Short problem:
Give every line of the data again, unchanged, but with no pictures.

══════════

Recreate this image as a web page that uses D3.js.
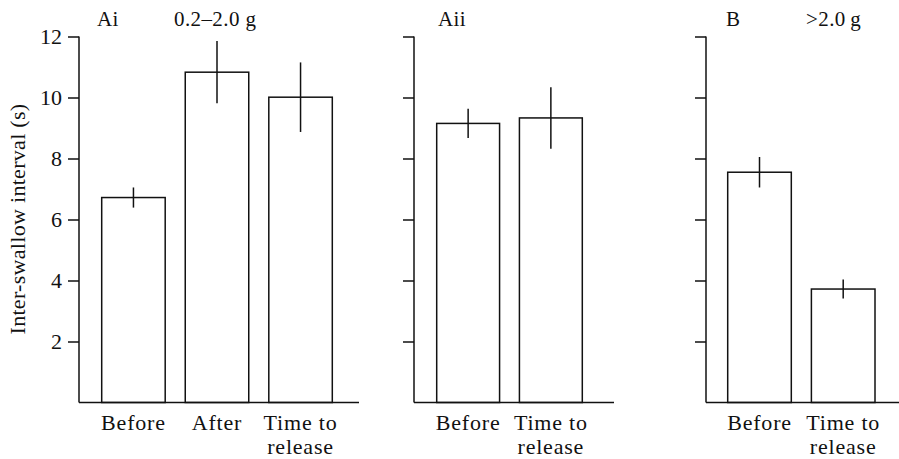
<!DOCTYPE html>
<html>
<head>
<meta charset="utf-8">
<script src="https://cdn.jsdelivr.net/npm/d3@7"></script>
<style>
  html, body { margin: 0; padding: 0; background: #fff; }
  svg { display: block; }
  text { font-family: "Liberation Serif", "Times New Roman", serif; fill: #111; }
</style>
</head>
<body>
<svg id="chart" width="899" height="459"></svg>
<script>
// Mean inter-swallow interval (s) with error bars, per panel
const aiCategories = ["Before", "After", "Time to release"];
const aiMeans = [6.72, 10.83, 10.01];
const aiErrors = [0.33, 1.02, 1.14];

const aiiCategories = ["Before", "Time to release"];
const aiiMeans = [9.15, 9.33];
const aiiErrors = [0.48, 1.01];

const bCategories = ["Before", "Time to release"];
const bMeans = [7.55, 3.72];
const bErrors = [0.5, 0.31];

const yTicks = [2, 4, 6, 8, 10, 12];
const panelTitles = ["Ai", "Aii", "B"];
const sizeLabels = ["0.2\u20132.0 g", ">2.0\u2009g"];
const yAxisTitle = "Inter-swallow interval (s)";

const svg = d3.select("#chart");
const FONT = 22;
const SERIF = "'Liberation Serif', 'Times New Roman', serif";
const INK = "#111";

const y = d3.scaleLinear().domain([0, 12]).range([402.5, 36.5]);

const panels = [
  { cats: aiCategories, means: aiMeans, errs: aiErrors, axisX: 79, axisEnd: 359,
    barRange: [101.7, 332.3], labels: true },
  { cats: aiiCategories, means: aiiMeans, errs: aiiErrors, axisX: 414, axisEnd: 614,
    barRange: [436.7, 582.3], labels: false },
  { cats: bCategories, means: bMeans, errs: bErrors, axisX: 706, axisEnd: 899,
    barRange: [727.7, 875], labels: false }
];

panels.forEach(p => {
  const g = svg.append("g");
  const x = d3.scaleBand().domain(p.cats).range(p.barRange)
    .paddingInner(0.24).paddingOuter(0);

  // bars
  g.selectAll("rect.bar").data(p.cats).join("rect")
    .attr("class", "bar")
    .attr("x", d => x(d))
    .attr("width", x.bandwidth())
    .attr("y", (d, i) => y(p.means[i]))
    .attr("height", (d, i) => y(0) - y(p.means[i]))
    .attr("fill", "#fff")
    .attr("stroke", INK)
    .attr("stroke-width", 1.5);

  // error bars
  g.selectAll("line.err").data(p.cats).join("line")
    .attr("class", "err")
    .attr("x1", d => x(d) + x.bandwidth() / 2)
    .attr("x2", d => x(d) + x.bandwidth() / 2)
    .attr("y1", (d, i) => y(p.means[i] + p.errs[i]))
    .attr("y2", (d, i) => y(p.means[i] - p.errs[i]))
    .attr("stroke", INK)
    .attr("stroke-width", 1.5);

  // y axis
  const yAxis = d3.axisLeft(y).tickValues(yTicks).tickSize(11).tickSizeOuter(0)
    .tickPadding(6)
    .tickFormat(p.labels ? d3.format("d") : () => "");
  const ya = g.append("g").attr("transform", `translate(${p.axisX},0)`).call(yAxis);
  ya.attr("font-family", SERIF);
  ya.select(".domain").attr("stroke", INK).attr("stroke-width", 1.5)
    .attr("d", `M0,${y(0)}V${y(12)}`);
  ya.selectAll(".tick line").attr("stroke", INK).attr("stroke-width", 1.5);
  ya.selectAll(".tick text").attr("font-size", FONT).attr("fill", INK);

  // x axis baseline
  g.append("line")
    .attr("x1", p.axisX).attr("x2", p.axisEnd)
    .attr("y1", y(0)).attr("y2", y(0))
    .attr("stroke", INK).attr("stroke-width", 1.5);

  // category labels (wrapped to two lines)
  const lab = g.selectAll("text.cat").data(p.cats).join("text")
    .attr("class", "cat")
    .attr("text-anchor", "middle")
    .attr("font-size", FONT)
    .style("letter-spacing", "0.8px")
    .attr("x", d => x(d) + x.bandwidth() / 2)
    .attr("y", 430);
  lab.each(function(d) {
    const t = d3.select(this);
    const parts = d === "Time to release" ? ["Time to", "release"] : [d];
    parts.forEach((s, k) => {
      t.append("tspan").attr("x", x(d) + x.bandwidth() / 2)
        .attr("dy", k === 0 ? 0 : 24).text(s);
    });
  });
});

// panel titles
const titles = [
  { t: panelTitles[0], x: 97 }, { t: sizeLabels[0], x: 174 },
  { t: panelTitles[1], x: 438 },
  { t: panelTitles[2], x: 726 }, { t: sizeLabels[1], x: 806 }
];
svg.selectAll("text.title").data(titles).join("text")
  .attr("class", "title")
  .attr("x", d => d.x).attr("y", 26)
  .attr("font-size", 21)
  .style("letter-spacing", "0.4px")
  .text(d => d.t);

// y-axis title
svg.append("text")
  .attr("transform", "translate(25,219) rotate(-90)")
  .attr("text-anchor", "middle")
  .attr("font-size", FONT)
  .style("letter-spacing", "0.3px")
  .text(yAxisTitle);
</script>
</body>
</html>
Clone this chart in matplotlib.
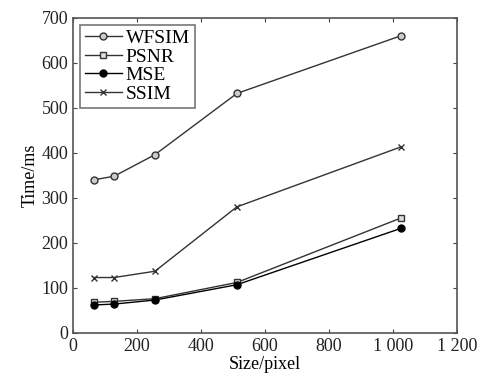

══════════

Finished exercise:
Recreate this image as a web page that uses D3.js.
<!DOCTYPE html>
<html>
<head>
<meta charset="utf-8">
<script src="https://cdn.jsdelivr.net/npm/d3@7"></script>
<style>
  html, body { margin: 0; padding: 0; background: #fff; }
  svg { display: block; }
  text { font-family: "Liberation Serif", "Times New Roman", serif; fill: #111; }
</style>
</head>
<body>
<svg id="chart" width="899" height="459"></svg>
<script>
// Mean inter-swallow interval (s) with error bars, per panel
const aiCategories = ["Before", "After", "Time to release"];
const aiMeans = [6.72, 10.83, 10.01];
const aiErrors = [0.33, 1.02, 1.14];

const aiiCategories = ["Before", "Time to release"];
const aiiMeans = [9.15, 9.33];
const aiiErrors = [0.48, 1.01];

const bCategories = ["Before", "Time to release"];
const bMeans = [7.55, 3.72];
const bErrors = [0.5, 0.31];

const yTicks = [2, 4, 6, 8, 10, 12];
const panelTitles = ["Ai", "Aii", "B"];
const sizeLabels = ["0.2\u20132.0 g", ">2.0\u2009g"];
const yAxisTitle = "Inter-swallow interval (s)";

const svg = d3.select("#chart");
const FONT = 22;
const SERIF = "'Liberation Serif', 'Times New Roman', serif";
const INK = "#111";

const y = d3.scaleLinear().domain([0, 12]).range([402.5, 36.5]);

const panels = [
  { cats: aiCategories, means: aiMeans, errs: aiErrors, axisX: 79, axisEnd: 359,
    barRange: [101.7, 332.3], labels: true },
  { cats: aiiCategories, means: aiiMeans, errs: aiiErrors, axisX: 414, axisEnd: 614,
    barRange: [436.7, 582.3], labels: false },
  { cats: bCategories, means: bMeans, errs: bErrors, axisX: 706, axisEnd: 899,
    barRange: [727.7, 875], labels: false }
];

panels.forEach(p => {
  const g = svg.append("g");
  const x = d3.scaleBand().domain(p.cats).range(p.barRange)
    .paddingInner(0.24).paddingOuter(0);

  // bars
  g.selectAll("rect.bar").data(p.cats).join("rect")
    .attr("class", "bar")
    .attr("x", d => x(d))
    .attr("width", x.bandwidth())
    .attr("y", (d, i) => y(p.means[i]))
    .attr("height", (d, i) => y(0) - y(p.means[i]))
    .attr("fill", "#fff")
    .attr("stroke", INK)
    .attr("stroke-width", 1.5);

  // error bars
  g.selectAll("line.err").data(p.cats).join("line")
    .attr("class", "err")
    .attr("x1", d => x(d) + x.bandwidth() / 2)
    .attr("x2", d => x(d) + x.bandwidth() / 2)
    .attr("y1", (d, i) => y(p.means[i] + p.errs[i]))
    .attr("y2", (d, i) => y(p.means[i] - p.errs[i]))
    .attr("stroke", INK)
    .attr("stroke-width", 1.5);

  // y axis
  const yAxis = d3.axisLeft(y).tickValues(yTicks).tickSize(11).tickSizeOuter(0)
    .tickPadding(6)
    .tickFormat(p.labels ? d3.format("d") : () => "");
  const ya = g.append("g").attr("transform", `translate(${p.axisX},0)`).call(yAxis);
  ya.attr("font-family", SERIF);
  ya.select(".domain").attr("stroke", INK).attr("stroke-width", 1.5)
    .attr("d", `M0,${y(0)}V${y(12)}`);
  ya.selectAll(".tick line").attr("stroke", INK).attr("stroke-width", 1.5);
  ya.selectAll(".tick text").attr("font-size", FONT).attr("fill", INK);

  // x axis baseline
  g.append("line")
    .attr("x1", p.axisX).attr("x2", p.axisEnd)
    .attr("y1", y(0)).attr("y2", y(0))
    .attr("stroke", INK).attr("stroke-width", 1.5);

  // category labels (wrapped to two lines)
  const lab = g.selectAll("text.cat").data(p.cats).join("text")
    .attr("class", "cat")
    .attr("text-anchor", "middle")
    .attr("font-size", FONT)
    .style("letter-spacing", "0.8px")
    .attr("x", d => x(d) + x.bandwidth() / 2)
    .attr("y", 430);
  lab.each(function(d) {
    const t = d3.select(this);
    const parts = d === "Time to release" ? ["Time to", "release"] : [d];
    parts.forEach((s, k) => {
      t.append("tspan").attr("x", x(d) + x.bandwidth() / 2)
        .attr("dy", k === 0 ? 0 : 24).text(s);
    });
  });
});

// panel titles
const titles = [
  { t: panelTitles[0], x: 97 }, { t: sizeLabels[0], x: 174 },
  { t: panelTitles[1], x: 438 },
  { t: panelTitles[2], x: 726 }, { t: sizeLabels[1], x: 806 }
];
svg.selectAll("text.title").data(titles).join("text")
  .attr("class", "title")
  .attr("x", d => d.x).attr("y", 26)
  .attr("font-size", 21)
  .style("letter-spacing", "0.4px")
  .text(d => d.t);

// y-axis title
svg.append("text")
  .attr("transform", "translate(25,219) rotate(-90)")
  .attr("text-anchor", "middle")
  .attr("font-size", FONT)
  .style("letter-spacing", "0.3px")
  .text(yAxisTitle);
</script>
</body>
</html>
Clone this chart in matplotlib.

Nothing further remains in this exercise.